··· Dataset extract ···

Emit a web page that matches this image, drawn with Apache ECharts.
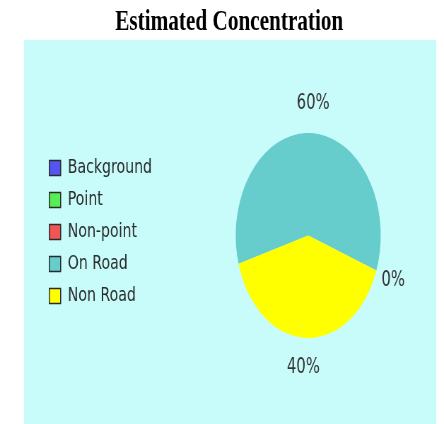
<!DOCTYPE html>
<html>
<head>
<meta charset="utf-8">
<script src="https://cdn.jsdelivr.net/npm/echarts@6/dist/echarts.min.js"></script>
<style>
html,body{margin:0;padding:0;background:#fff;overflow:hidden;}
#wrap{width:444px;height:424px;overflow:hidden;position:relative;}
#chart{width:628px;height:424px;transform:scaleX(0.707);transform-origin:0 0;position:absolute;left:0;top:0;}
</style>
</head>
<body>
<div id="wrap"><div id="chart"></div></div>
<script>
const titleText = 'Estimated Concentration';
const categories = ['Background', 'Point', 'Non-point', 'On Road', 'Non Road'];
const values = [0, 0, 0, 60, 40];
const colors = ['#5555ee', '#55ee55', '#ee5555', '#66cccc', '#ffff00'];

const chart = echarts.init(document.getElementById('chart'), null, {renderer: 'canvas'});
chart.setOption({
  animation: false,
  backgroundColor: '#ffffff',
  color: colors,
  title: {
    text: titleText,
    left: 158,
    top: 2,
    textStyle: {fontFamily: 'Liberation Serif', fontWeight: 'bold', fontSize: 30, color: '#000'}
  },
  graphic: [{
    type: 'rect', z: -10, silent: true,
    shape: {x: 34, y: 40, width: 583, height: 390},
    style: {fill: '#c8fcfb'}
  }],
  legend: {
    orient: 'vertical',
    left: 64,
    top: 153,
    itemWidth: 16,
    itemHeight: 15,
    itemGap: 12,
    icon: 'rect',
    data: categories,
    itemStyle: {borderColor: '#2a2a2a', borderWidth: 1.5},
    textStyle: {fontFamily: 'DejaVu Sans', fontSize: 20, color: '#2b2b2b', padding: [0, 0, 0, 5]}
  },
  series: [{
    type: 'pie',
    center: [436, 235.5],
    radius: 102.5,
    startAngle: -20,
    clockwise: false,
    avoidLabelOverlap: false,
    minShowLabelAngle: 0,
    data: categories.map((c, i) => ({name: c, value: values[i]})),
    label: {
      show: true,
      position: 'outside',
      formatter: '{d}%',
      fontFamily: 'DejaVu Sans',
      fontSize: 21,
      color: '#333',
      distanceToLabelLine: -21
    },
    labelLine: {show: false, length: 30, length2: 0},
    emphasis: {disabled: true}
  }]
});
</script>
</body>
</html>
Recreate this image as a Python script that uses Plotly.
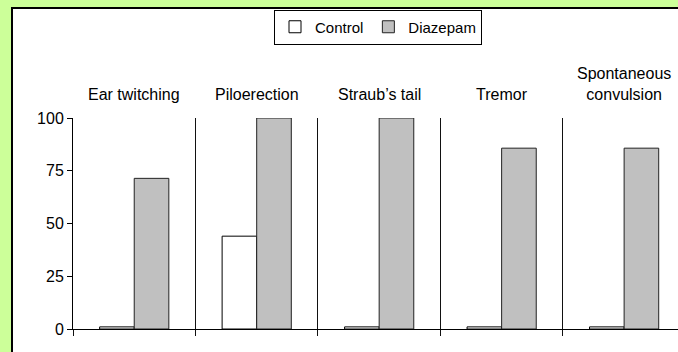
import plotly.graph_objects as go

categories = ["Ear twitching", "Piloerection", "Straub\u2019s tail", "Tremor", "Spontaneous<br>convulsion"]
control = [1, 44, 1, 1, 1]
diazepam = [71.4, 100, 100, 85.7, 85.7]
y_ticks = [0, 25, 50, 75, 100]

W, H = 678, 352
ML, MR, MT, MB = 73, 0, 118, 23
PW = W - ML - MR
PH = H - MT - MB

FONT = "Liberation Sans, Arial, sans-serif"

fig = go.Figure()
fig.add_trace(go.Bar(x=categories, y=control, name="Control",
                     marker=dict(color="white", line=dict(color="black", width=1))))
fig.add_trace(go.Bar(x=categories, y=diazepam, name="Diazepam",
                     marker=dict(color="#c0c0c0", line=dict(color="#222222", width=1))))

def px_x(p):
    return (p - ML) / PW

def px_y(p):
    return (H - MB - p) / PH

# white inner frame (left and top edges visible, rest runs off the page)
fig.add_shape(type="rect", xref="paper", yref="paper",
              x0=px_x(12), x1=px_x(W), y0=px_y(H), y1=px_y(8),
              line=dict(width=0), fillcolor="white", layer="below")
fig.add_shape(type="line", xref="paper", yref="paper",
              x0=px_x(12), x1=px_x(12), y0=px_y(H), y1=px_y(8),
              line=dict(color="black", width=2), layer="below")
fig.add_shape(type="line", xref="paper", yref="paper",
              x0=px_x(11), x1=px_x(W), y0=px_y(8), y1=px_y(8),
              line=dict(color="black", width=2), layer="below")

for c in categories:
    fig.add_annotation(x=c, xref="x", y=px_y(105), yref="paper", yanchor="bottom",
                       text=c, showarrow=False, font=dict(size=16, color="black", family=FONT))

fig.update_layout(
    width=W, height=H,
    margin=dict(l=ML, r=MR, t=MT, b=MB),
    paper_bgcolor="#ccff99", plot_bgcolor="white",
    barmode="group", bargap=0.435, bargroupgap=0,
    font=dict(family=FONT, size=16, color="black"),
    showlegend=True,
    legend=dict(orientation="h", x=px_x(378), xanchor="center", y=px_y(27), yanchor="middle",
                bgcolor="white", bordercolor="black", borderwidth=1,
                font=dict(size=15), itemwidth=30, traceorder="normal"),
    xaxis=dict(type="category", range=[-0.5, 4.44], showticklabels=False,
               tickson="boundaries", ticks="outside", ticklen=6, tickcolor="#111",
               showgrid=True, gridcolor="#111", gridwidth=1,
               showline=True, linecolor="black", linewidth=1, zeroline=False),
    yaxis=dict(range=[0, 100], tickvals=y_ticks, ticks="outside", ticklen=5,
               tickcolor="black", showgrid=False, showline=True, linecolor="black",
               linewidth=1, zeroline=False, tickfont=dict(size=16)),
)

fig.write_html("out.html", config={"displayModeBar": False},
               post_script="document.body.style.margin='0';document.body.style.overflow='hidden';")
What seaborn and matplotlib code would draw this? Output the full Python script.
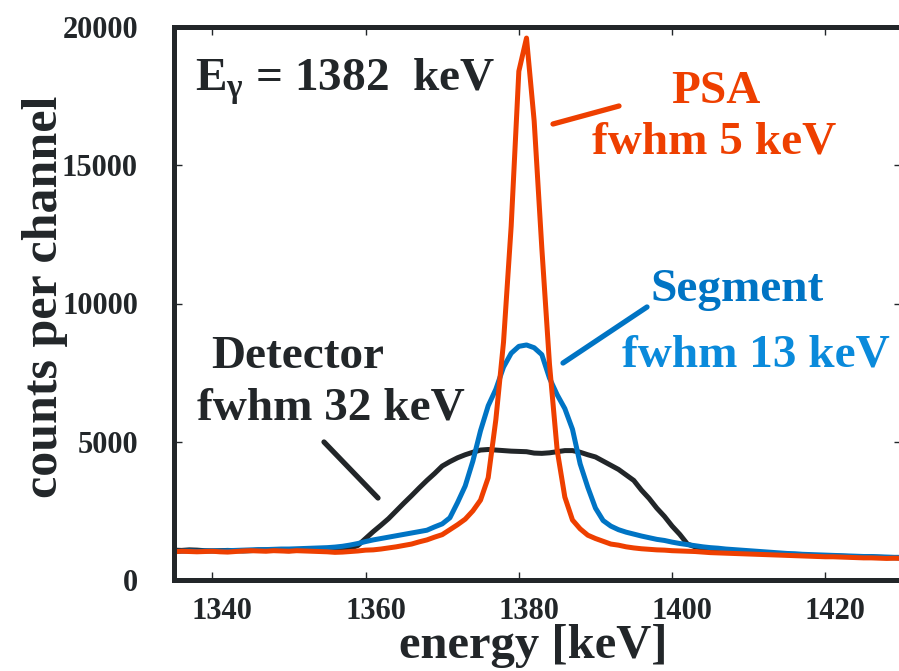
import matplotlib
matplotlib.use("Agg")
import matplotlib.pyplot as plt
from matplotlib.transforms import ScaledTranslation
import seaborn as sns

# ---- data ----
energy = list(range(1335, 1431))  # keV channel grid, 1 keV spacing

detector = [1080, 1070, 1090, 1080, 1060, 1050, 1060, 1070, 1060, 1050,
            1060, 1080, 1090, 1080, 1070, 1060, 1080, 1090, 1100, 1090,
            1100, 1110, 1130, 1150, 1250, 1500, 1750, 1980, 2220, 2500,
            2780, 3050, 3330, 3600, 3850, 4120, 4280, 4420, 4530, 4620,
            4700, 4720, 4700, 4680, 4660, 4650, 4640, 4590, 4580, 4600,
            4640, 4680, 4680, 4620, 4530, 4450, 4300, 4150, 4000, 3800,
            3600, 3250, 2950, 2600, 2300, 1950, 1650, 1300, 1200, 1150,
            1120, 1090, 1060, 1040, 1010, 990, 980, 960, 950, 940,
            920, 910, 900, 890, 880, 870, 870, 860, 850, 840,
            830, 830, 820, 810, 800, 800]

segment = [1030, 1040, 1050, 1040, 1050, 1060, 1050, 1060, 1070, 1080,
           1090, 1100, 1100, 1110, 1120, 1120, 1130, 1140, 1150, 1160,
           1170, 1190, 1220, 1265, 1320, 1390, 1450, 1500, 1550, 1600,
           1650, 1700, 1750, 1800, 1920, 2030, 2250, 2800, 3400, 4300,
           5400, 6300, 6900, 7700, 8200, 8450, 8500, 8400, 8150, 7300,
           6700, 6200, 5450, 4200, 3350, 2600, 2150, 1950, 1820, 1730,
           1660, 1590, 1530, 1470, 1430, 1370, 1320, 1280, 1240, 1200,
           1170, 1150, 1120, 1100, 1080, 1060, 1040, 1020, 1000, 980,
           960, 950, 930, 920, 910, 900, 890, 880, 870, 860,
           850, 850, 840, 830, 820, 820]

psa = [1020, 1040, 1030, 1020, 1030, 1040, 1020, 1010, 1030, 1050,
       1060, 1050, 1040, 1060, 1050, 1040, 1060, 1050, 1040, 1030,
       1020, 1000, 1010, 1030, 1050, 1080, 1090, 1120, 1160, 1200,
       1250, 1300, 1380, 1450, 1550, 1640, 1820, 2000, 2200, 2500,
       2890, 3700, 5800, 8600, 12800, 18400, 19600, 16600, 12000, 7800,
       4700, 3000, 2170, 1850, 1620, 1500, 1400, 1300, 1260, 1200,
       1160, 1130, 1110, 1090, 1080, 1060, 1050, 1040, 1030, 1010,
       990, 980, 970, 960, 950, 940, 930, 920, 910, 900,
       890, 880, 870, 860, 850, 840, 840, 830, 820, 810,
       800, 800, 790, 780, 790, 780]

x_ticks = [1340, 1360, 1380, 1400, 1420]
y_ticks = [0, 5000, 10000, 15000, 20000]

# ---- style ----
sns.set_theme(style="ticks")
plt.rcParams['font.family'] = ['Liberation Serif', 'DejaVu Serif']
plt.rcParams['font.weight'] = 'bold'
plt.rcParams['mathtext.fontset'] = 'custom'
plt.rcParams['mathtext.rm'] = 'Liberation Serif:bold'

DARK = '#222629'
RED = '#EE3F00'
BLUE = '#0074C4'
BLUE2 = '#0A8ADB'

W, H = 899, 671
fig = plt.figure(figsize=(W / 100, H / 100), dpi=100)
ax = fig.add_axes([174 / W, 1 - 580 / H, (902 - 174) / W, (580 - 27) / H])

lw = 3.6
sns.lineplot(x=energy, y=detector, ax=ax, color=DARK, lw=lw, estimator=None)
sns.lineplot(x=energy, y=segment, ax=ax, color=BLUE, lw=lw, estimator=None)
sns.lineplot(x=energy, y=psa, ax=ax, color=RED, lw=lw, estimator=None)

ax.set_xlim(1335, 1430)
ax.set_ylim(0, 20000)
ax.set_xticks(x_ticks)
ax.set_yticks(y_ticks)
ax.set_xticklabels([str(v) for v in x_ticks])
ax.set_yticklabels([str(v) for v in y_ticks])
ax.tick_params(direction='in', length=6, width=1.0, color=DARK,
               top=True, right=True, labelsize=22, labelcolor=DARK)
ax.tick_params(axis='y', pad=26)
ax.tick_params(axis='x', pad=12)
shift = ScaledTranslation(10 / 100, 0, fig.dpi_scale_trans)
for lab in ax.get_xticklabels():
    lab.set_fontweight('bold')
    lab.set_transform(lab.get_transform() + shift)
for lab in ax.get_yticklabels():
    lab.set_fontweight('bold')
for s in ax.spines.values():
    s.set_linewidth(3.6)
    s.set_color(DARK)
    s.set_visible(True)
ax.set_xlabel('')
ax.set_ylabel('')

# axis titles in figure coordinates
fig.text(533 / W, 1 - 646 / H, 'energy [keV]', fontsize=35, fontweight='bold',
         color=DARK, ha='center', va='center')
fig.text(45 / W, 1 - 297 / H, 'counts per channel', fontsize=36, fontweight='bold',
         color=DARK, ha='center', va='center', rotation=90)

def ftext(x, y, s, color, **kw):
    fig.text(x / W, 1 - y / H, s, fontsize=34, fontweight='bold', color=color,
             ha='center', va='center', **kw)

fig.text(195 / W, 1 - 82 / H, r'E$_{\mathregular{γ}}$ = 1382  keV', fontsize=34,
         fontweight='bold', color=DARK, ha='left', va='center')
ftext(716, 92, 'PSA', RED)
ftext(714, 143, 'fwhm 5 keV', RED)
ftext(737, 290, 'Segment', BLUE)
ftext(756, 355, 'fwhm 13 keV', BLUE2)
ftext(298, 357, 'Detector', DARK)
ftext(331, 408, 'fwhm 32 keV', DARK)

def pline(x0, y0, x1, y1, color):
    fig.add_artist(plt.Line2D([x0 / W, x1 / W], [1 - y0 / H, 1 - y1 / H],
                              transform=fig.transFigure, color=color, lw=3.8,
                              solid_capstyle='round'))

pline(553, 124, 619, 106, RED)
pline(563, 363, 647, 307, BLUE)
pline(324, 442, 378, 498, DARK)

fig.savefig('out.png', dpi=100)
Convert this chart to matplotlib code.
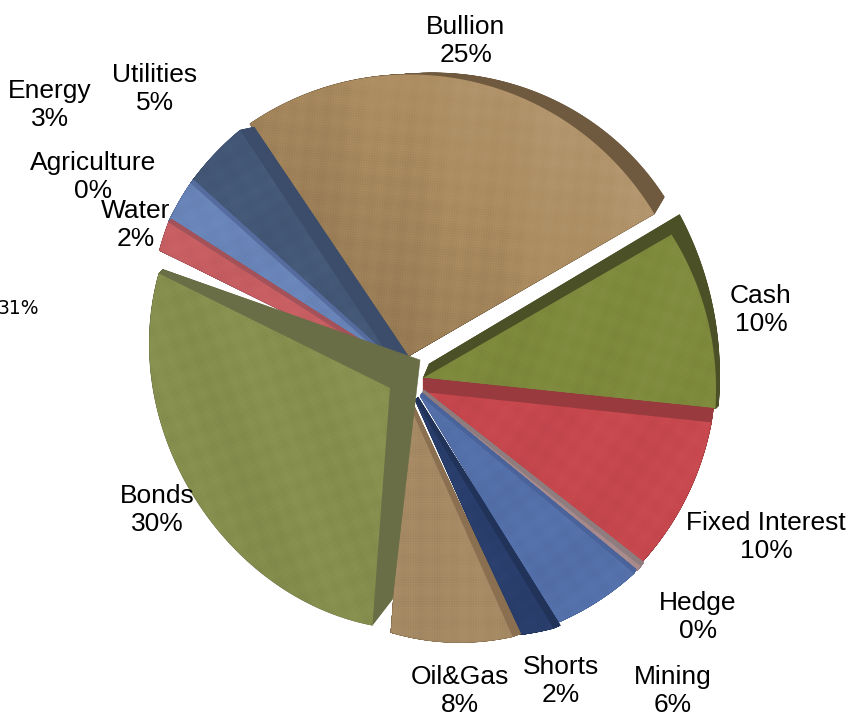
import numpy as np
import matplotlib
matplotlib.use("Agg")
import matplotlib.pyplot as plt
from matplotlib.patches import Polygon

plt.rcParams['font.family'] = ['Liberation Sans', 'DejaVu Sans']

W, H = 849, 715

# clockwise from the top
categories = ["Bullion", "Cash", "Fixed Interest", "Hedge", "Mining", "Shorts",
              "Oil&Gas", "Bonds", "Water", "Agriculture", "Energy", "Utilities"]
values = [25.4, 10.4, 9.6, 0.3, 5.6, 2.1, 8.2, 30.4, 1.9, 0.1, 2.6, 4.6]

start_angle = 122
# perspective pulls the slice edges a little off their true angle
edge_skew = [1.5, -1.65, -0.65, 1.1, 0.95, 1.7, 2.0, 2.9, -1.1, -0.5, -0.1, -0.2, 1.4]

face_colors = ["#AC8C60", "#7E8A3C", "#C8484E", "#A88A8C", "#5572AD", "#2A3F6E",
               "#A88C66", "#8A9350", "#C95F63", "#6A86BA", "#6A86BA", "#445878"]
wall_colors = ["#6F5A3F", "#4C5026", "#993A3E", "#8E7C7E", "#4A649B", "#22335A",
               "#8A7050", "#696E47", "#A4525A", "#566C9E", "#566C9E", "#3C4D6C"]

# slice layout in pixels from the top left: tip, radius at the clockwise end,
# radius at the other end, how far the arc sags in the middle
tips = [(405, 358), (423, 378), (423, 392), (422, 393), (420, 396), (415, 400),
        (408, 402), (390, 388), (397, 368), (397, 368), (397, 368), (397, 368)]
radii_low = [288, 294, 277, 279, 265, 257, 231, 258, 271, 271, 277, 285]
radii_high = [281, 287, 290, 279, 278, 267, 257, 238, 265, 271, 271, 277]
radii_sag = [0, 0, 0, 0, 0, 0, 0, 24, 0, 0, 0, 0]

# wall depth as (right, up) shift of the tip, the clockwise corner, the other corner
depth_tip = [(0, 0), (6, 14), (0, 14), (2, 3), (2, 3), (3, 3), (3, 3), (30, 28),
             (3, 3), (2, 2), (3, 2), (14, 8)]
depth_low = [(10, 17), (3, 3), (0, 0), (3, 4), (1, 1), (0, 0), (0, 0), (4, 4),
             (3, 3), (2, 2), (3, 3), (14, 3)]
depth_high = [(8, -8), (8, 20), (2, 14), (3, 4), (2, 4), (7, 3), (8, 3), (20, 26),
              (0, 0), (2, 2), (0, 0), (0, 0)]

texture_angles = [5, 20, 35, 40, 55, 60, 0, -20, 70, 70, 65, 60]
light = [0.2, 0.03, 0.03, 0, 0.03, 0.02, 0.02, 0.03, 0.02, 0, 0.02, 0.02]

draw_order = [0, 11, 10, 9, 8, 1, 2, 3, 4, 5, 6, 7]

label_pos = [(466, 41), (761, 310), (766, 537), (698, 617), (673, 691), (561, 681),
             (460, 691), (157, 510), (136, 225), (93, 177), (50, 105), (155, 89)]


def slice_outline(i, th_low, th_high, t):
    # outline of slice i, pushed back by a fraction t of its depth
    th = np.linspace(th_low, th_high, 80)
    f = np.linspace(0, 1, 80)
    r = radii_low[i] + (radii_high[i] - radii_low[i]) * f - radii_sag[i] * np.sin(np.pi * f)
    cx, cy = tips[i][0], H - tips[i][1]
    sx = depth_low[i][0] + (depth_high[i][0] - depth_low[i][0]) * f
    sy = depth_low[i][1] + (depth_high[i][1] - depth_low[i][1]) * f
    xs = cx + r * np.cos(np.deg2rad(th)) + sx * t
    ys = cy + r * np.sin(np.deg2rad(th)) + sy * t
    tip = [cx + depth_tip[i][0] * t, cy + depth_tip[i][1] * t]
    return np.vstack([tip, np.column_stack([xs, ys])])


def texture(angle, tip, lift):
    yy, xx = np.mgrid[0:H, 0:W]
    a = np.deg2rad(angle)
    u = xx * np.cos(a) + yy * np.sin(a)
    v = -xx * np.sin(a) + yy * np.cos(a)
    weave = 0.014 * np.sin(u * 2.6) + 0.014 * np.sin(v * 2.6)
    cloth = 0.009 * np.sin(u * 0.37) + 0.009 * np.sin(v * 0.29) + 0.012 * np.sin(u * 0.07)
    # lighter towards the upper right of the slice
    grad = ((xx - tip[0]) * 0.7 + (tip[1] - yy) * 0.7) / 280.0 - 0.6
    s = weave + cloth + lift * grad
    rgba = np.zeros((H, W, 4))
    rgba[..., :3] = (s > 0)[..., None] * 1.0
    rgba[..., 3] = np.clip(np.abs(s), 0, 1)
    return rgba


fig = plt.figure(figsize=(W / 100, H / 100), dpi=100)
ax = fig.add_axes([0, 0, 1, 1])
ax.axis("off")

fractions = np.array(values) / np.sum(values)
edges = start_angle - np.concatenate([[0], np.cumsum(fractions)]) * 360 + np.array(edge_skew)

z = 1
for i in draw_order:
    th_high, th_low = edges[i], edges[i + 1]
    # sweep from the back face to the front to build the wall
    for t in np.linspace(1, 0, 40):
        ax.add_patch(Polygon(slice_outline(i, th_low, th_high, t), closed=True,
                             fc=wall_colors[i], ec=wall_colors[i], lw=0.4, zorder=z))
    z += 1
    face = Polygon(slice_outline(i, th_low, th_high, 0), closed=True,
                   fc=face_colors[i], ec="none", zorder=z)
    ax.add_patch(face)
    z += 1
    im = ax.imshow(texture(texture_angles[i], tips[i], light[i]), extent=(0, W, 0, H),
                   origin="upper", aspect="auto", interpolation="bilinear", zorder=z)
    im.set_clip_path(face)
    z += 1

ax.set_xlim(0, W)
ax.set_ylim(0, H)

for name, val, (x, y) in zip(categories, values, label_pos):
    ax.text(x, H - y, f"{name}\n{round(val)}%", ha="center", va="center", fontsize=19,
            color="black", linespacing=1.25, zorder=100)

ax.text(18, H - 308, "31%", ha="center", va="center", fontsize=13.5,
        family=["DejaVu Sans"], color="black", zorder=100)

fig.savefig("out.png", dpi=100)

···

| Exercise prompt |
Say, as a number only, how many lines of the data contain "code".

| Full output |
2